--- BEGIN Data extract ---

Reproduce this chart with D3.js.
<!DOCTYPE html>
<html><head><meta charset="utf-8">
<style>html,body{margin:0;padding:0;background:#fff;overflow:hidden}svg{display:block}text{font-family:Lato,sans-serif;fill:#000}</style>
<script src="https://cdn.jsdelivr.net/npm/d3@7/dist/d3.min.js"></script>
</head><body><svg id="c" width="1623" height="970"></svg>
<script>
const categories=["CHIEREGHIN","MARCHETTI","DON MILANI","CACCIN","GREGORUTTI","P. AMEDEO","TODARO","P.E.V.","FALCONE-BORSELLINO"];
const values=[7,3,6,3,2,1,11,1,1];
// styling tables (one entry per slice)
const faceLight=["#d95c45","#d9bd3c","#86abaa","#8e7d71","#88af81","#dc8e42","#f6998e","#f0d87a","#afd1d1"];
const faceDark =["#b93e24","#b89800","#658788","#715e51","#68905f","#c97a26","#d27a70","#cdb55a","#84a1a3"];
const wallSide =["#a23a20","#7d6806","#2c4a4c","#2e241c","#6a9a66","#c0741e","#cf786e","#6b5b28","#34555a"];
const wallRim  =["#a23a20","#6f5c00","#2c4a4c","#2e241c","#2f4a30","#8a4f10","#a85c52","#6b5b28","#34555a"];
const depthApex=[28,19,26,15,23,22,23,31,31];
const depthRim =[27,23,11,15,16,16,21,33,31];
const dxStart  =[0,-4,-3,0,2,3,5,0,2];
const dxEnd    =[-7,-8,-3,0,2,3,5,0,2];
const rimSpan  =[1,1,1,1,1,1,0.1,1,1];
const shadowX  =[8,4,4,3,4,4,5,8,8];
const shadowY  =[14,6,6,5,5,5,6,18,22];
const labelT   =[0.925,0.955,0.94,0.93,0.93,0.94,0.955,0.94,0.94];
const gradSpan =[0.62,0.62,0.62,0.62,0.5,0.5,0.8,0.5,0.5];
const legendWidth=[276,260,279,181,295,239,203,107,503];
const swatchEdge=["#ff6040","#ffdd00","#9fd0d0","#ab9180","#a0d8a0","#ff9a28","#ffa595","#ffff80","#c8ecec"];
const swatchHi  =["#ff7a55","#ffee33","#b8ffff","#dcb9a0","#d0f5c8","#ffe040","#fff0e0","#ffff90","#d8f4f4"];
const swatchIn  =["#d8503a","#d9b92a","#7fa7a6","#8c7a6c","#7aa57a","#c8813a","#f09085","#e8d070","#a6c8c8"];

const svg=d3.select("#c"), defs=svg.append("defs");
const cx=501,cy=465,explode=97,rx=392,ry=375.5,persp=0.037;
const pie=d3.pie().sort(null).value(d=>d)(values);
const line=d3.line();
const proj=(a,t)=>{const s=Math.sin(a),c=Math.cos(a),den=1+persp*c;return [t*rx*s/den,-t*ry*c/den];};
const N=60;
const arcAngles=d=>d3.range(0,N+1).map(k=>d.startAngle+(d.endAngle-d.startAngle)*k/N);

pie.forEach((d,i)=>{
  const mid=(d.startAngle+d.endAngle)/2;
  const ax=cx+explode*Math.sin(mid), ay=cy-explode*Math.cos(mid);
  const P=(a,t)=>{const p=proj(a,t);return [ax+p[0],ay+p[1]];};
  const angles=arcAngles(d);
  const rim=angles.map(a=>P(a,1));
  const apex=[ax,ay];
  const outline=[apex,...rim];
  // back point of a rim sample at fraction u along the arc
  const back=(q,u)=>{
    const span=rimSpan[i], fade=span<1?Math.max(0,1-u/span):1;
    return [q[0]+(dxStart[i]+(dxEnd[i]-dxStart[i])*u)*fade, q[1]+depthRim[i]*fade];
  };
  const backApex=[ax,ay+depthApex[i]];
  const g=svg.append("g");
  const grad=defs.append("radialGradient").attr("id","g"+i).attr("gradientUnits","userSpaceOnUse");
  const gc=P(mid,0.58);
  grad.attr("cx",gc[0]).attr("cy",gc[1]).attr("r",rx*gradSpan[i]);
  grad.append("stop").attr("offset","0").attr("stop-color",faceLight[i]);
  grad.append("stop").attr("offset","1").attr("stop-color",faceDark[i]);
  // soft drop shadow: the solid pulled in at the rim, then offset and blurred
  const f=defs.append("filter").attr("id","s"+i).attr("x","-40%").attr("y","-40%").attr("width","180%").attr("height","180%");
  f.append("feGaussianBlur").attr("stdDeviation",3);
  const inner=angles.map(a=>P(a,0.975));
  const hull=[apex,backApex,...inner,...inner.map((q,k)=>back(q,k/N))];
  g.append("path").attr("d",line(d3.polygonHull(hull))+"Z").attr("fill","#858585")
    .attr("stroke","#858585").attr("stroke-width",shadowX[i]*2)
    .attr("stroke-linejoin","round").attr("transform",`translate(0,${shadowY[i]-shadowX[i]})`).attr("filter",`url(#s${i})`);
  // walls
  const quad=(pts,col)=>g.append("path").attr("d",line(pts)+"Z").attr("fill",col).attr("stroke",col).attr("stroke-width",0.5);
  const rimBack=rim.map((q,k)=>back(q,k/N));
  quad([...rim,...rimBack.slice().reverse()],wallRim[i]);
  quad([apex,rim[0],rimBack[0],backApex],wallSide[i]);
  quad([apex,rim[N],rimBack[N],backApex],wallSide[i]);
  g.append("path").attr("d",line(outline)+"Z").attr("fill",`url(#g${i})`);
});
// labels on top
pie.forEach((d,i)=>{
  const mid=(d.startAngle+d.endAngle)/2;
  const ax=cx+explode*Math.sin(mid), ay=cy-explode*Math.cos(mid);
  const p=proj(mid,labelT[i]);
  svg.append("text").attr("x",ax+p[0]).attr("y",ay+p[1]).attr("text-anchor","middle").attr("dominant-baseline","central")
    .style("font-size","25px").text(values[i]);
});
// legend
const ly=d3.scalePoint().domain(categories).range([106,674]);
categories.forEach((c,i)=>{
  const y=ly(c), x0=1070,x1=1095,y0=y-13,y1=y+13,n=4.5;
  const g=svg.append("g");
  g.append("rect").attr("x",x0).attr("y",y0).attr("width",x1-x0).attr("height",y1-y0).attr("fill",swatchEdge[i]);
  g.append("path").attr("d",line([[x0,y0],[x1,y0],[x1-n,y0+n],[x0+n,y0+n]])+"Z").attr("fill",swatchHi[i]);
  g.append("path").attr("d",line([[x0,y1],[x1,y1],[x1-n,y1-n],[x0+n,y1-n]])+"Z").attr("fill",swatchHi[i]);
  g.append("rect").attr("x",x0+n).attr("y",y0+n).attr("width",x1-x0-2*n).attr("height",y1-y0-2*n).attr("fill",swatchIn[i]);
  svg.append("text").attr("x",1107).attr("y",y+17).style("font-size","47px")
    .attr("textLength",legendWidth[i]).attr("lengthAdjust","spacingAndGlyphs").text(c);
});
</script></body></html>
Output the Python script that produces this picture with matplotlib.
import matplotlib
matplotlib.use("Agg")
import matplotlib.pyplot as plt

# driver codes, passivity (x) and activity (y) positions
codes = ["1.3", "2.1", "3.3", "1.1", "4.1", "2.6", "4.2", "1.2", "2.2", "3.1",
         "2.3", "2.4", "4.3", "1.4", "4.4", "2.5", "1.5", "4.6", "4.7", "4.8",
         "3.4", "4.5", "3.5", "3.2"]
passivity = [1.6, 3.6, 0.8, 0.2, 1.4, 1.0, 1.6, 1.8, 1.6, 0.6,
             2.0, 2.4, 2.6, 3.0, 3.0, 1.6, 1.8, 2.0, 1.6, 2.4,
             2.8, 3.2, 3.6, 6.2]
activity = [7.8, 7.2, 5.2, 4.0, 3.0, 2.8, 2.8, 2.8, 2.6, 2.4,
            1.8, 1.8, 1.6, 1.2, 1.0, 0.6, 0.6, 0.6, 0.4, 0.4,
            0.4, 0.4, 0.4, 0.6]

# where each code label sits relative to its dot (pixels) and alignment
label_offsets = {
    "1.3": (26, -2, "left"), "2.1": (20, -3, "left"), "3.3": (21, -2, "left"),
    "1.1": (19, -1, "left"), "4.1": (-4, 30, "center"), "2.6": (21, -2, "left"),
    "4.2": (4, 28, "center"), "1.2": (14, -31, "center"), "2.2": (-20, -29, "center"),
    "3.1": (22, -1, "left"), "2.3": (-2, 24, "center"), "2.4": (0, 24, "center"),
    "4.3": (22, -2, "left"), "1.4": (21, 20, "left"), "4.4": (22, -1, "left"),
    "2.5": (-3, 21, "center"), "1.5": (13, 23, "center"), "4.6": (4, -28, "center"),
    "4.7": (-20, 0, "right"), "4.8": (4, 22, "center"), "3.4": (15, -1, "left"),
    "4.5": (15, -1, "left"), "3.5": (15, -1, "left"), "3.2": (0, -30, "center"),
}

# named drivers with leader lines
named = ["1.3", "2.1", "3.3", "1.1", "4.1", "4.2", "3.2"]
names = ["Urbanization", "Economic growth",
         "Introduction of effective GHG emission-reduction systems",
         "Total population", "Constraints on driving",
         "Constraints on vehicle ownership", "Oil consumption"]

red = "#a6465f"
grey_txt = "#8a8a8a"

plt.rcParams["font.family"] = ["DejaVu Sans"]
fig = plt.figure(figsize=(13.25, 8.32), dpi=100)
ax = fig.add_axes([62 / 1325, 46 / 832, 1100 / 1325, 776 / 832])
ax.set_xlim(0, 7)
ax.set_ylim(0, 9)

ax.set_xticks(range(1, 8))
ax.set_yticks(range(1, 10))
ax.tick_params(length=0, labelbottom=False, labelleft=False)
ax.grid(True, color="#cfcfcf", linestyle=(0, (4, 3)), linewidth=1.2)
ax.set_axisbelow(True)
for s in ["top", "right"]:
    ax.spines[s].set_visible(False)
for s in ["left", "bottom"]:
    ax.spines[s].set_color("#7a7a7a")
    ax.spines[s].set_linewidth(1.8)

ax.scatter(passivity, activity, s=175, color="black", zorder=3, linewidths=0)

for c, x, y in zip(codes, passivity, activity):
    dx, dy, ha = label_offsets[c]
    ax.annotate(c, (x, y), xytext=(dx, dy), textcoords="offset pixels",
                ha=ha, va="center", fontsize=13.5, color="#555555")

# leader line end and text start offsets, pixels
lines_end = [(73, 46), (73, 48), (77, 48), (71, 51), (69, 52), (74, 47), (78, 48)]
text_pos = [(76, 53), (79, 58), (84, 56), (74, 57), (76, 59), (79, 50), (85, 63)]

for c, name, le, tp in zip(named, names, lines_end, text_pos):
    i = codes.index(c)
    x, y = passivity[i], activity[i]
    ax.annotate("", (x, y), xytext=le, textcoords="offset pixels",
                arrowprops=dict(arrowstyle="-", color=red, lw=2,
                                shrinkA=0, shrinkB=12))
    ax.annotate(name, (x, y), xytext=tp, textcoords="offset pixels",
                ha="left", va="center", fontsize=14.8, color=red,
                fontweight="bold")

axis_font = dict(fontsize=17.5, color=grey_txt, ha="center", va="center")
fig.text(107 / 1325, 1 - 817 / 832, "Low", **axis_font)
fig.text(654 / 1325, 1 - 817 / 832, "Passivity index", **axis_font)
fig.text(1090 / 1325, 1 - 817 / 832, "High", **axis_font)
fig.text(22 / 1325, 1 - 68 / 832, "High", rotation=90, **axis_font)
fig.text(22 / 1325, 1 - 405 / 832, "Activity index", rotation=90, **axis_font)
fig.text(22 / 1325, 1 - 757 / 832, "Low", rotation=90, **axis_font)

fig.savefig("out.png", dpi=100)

--- END Data extract ---

• _The request_
Only the lines from the one with "Output the Python" to the one with "import matplotlib.pyplot as plt" are wanted; extract them exactly, both ends included.

• _Result of this exercise_
Output the Python script that produces this picture with matplotlib.
import matplotlib
matplotlib.use("Agg")
import matplotlib.pyplot as plt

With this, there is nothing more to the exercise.